Hidden fat in foods can absolutely ruin your most honorable efforts to make the right choices. Of course, baked, broiled or grilled is always better than fried.
- Try something new! Just gotta have a baked potato? Great, but instead of ordering it with butter and sour cream, try seasoning it with picante sauce. Taste buds not so spicy? Then try vegetables sauteed in olive oil and "I Can't Believe It's Not Butter" over your potato.
It's delicious and much less fattening. Potatoes covered with cottage cheese, salt and pepper are also tasty. Remember, you are not giving up your favorite foods, but you are modifying your choices in order to lose excess fat.
- Share, share, share! Split your meal with a friend or your spouse and consume half the calories. Most restaurants serve portions that are far too big for one meal anyway. If the entree is too small for two, order grilled veggies, a small salad or soup (clear soups are usually much less fattening than creamy soups).
- Beware the colas! Nothing can hinder your progress as subtly as drinking colas. Ordering water or unsweetened tea at your meal can save you about 140 empty calories. That's a total of 280 calories if you get a refill!
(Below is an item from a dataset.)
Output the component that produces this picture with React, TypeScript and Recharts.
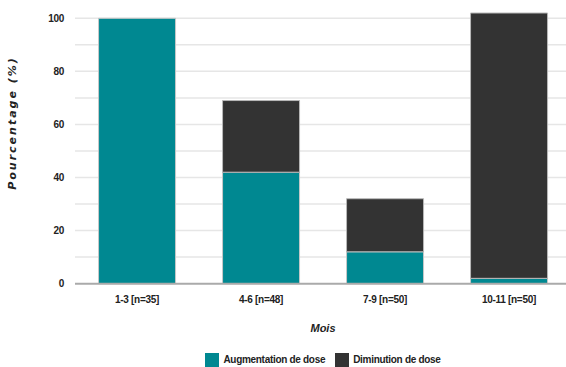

It's these kinds of small decisions that make all the difference. If the thought of breaking the cola habit is just too much, simply decide to have one only at special occasions.
- It's dessert time! When I'm out to dinner, I often order a decaf coffee or hot tea while my dining companions are drooling over the dessert menu. Just having something while they are having dessert keeps me from feeling left out.
If I must have something sweet, but don't want to hinder my weight loss, I will ask for a bowl of fresh fruit.
When I do have dessert I usually share one with my husband. To some it might seem a greater victory to simply never order dessert at all. But for me to have just one or two bites of a dessert and push the dish away is a complete celebration of my freedom.
I lived my life for many years with an "all or nothing" relationship with food—feast or famine. There was no in between for me. The strength of self-control rules my decisions now.
When I decide to eat something not so healthy—and there are times I most certainly do (usually something chocolate)—it's based on a decision, not on compulsion. It's wonderful to be free!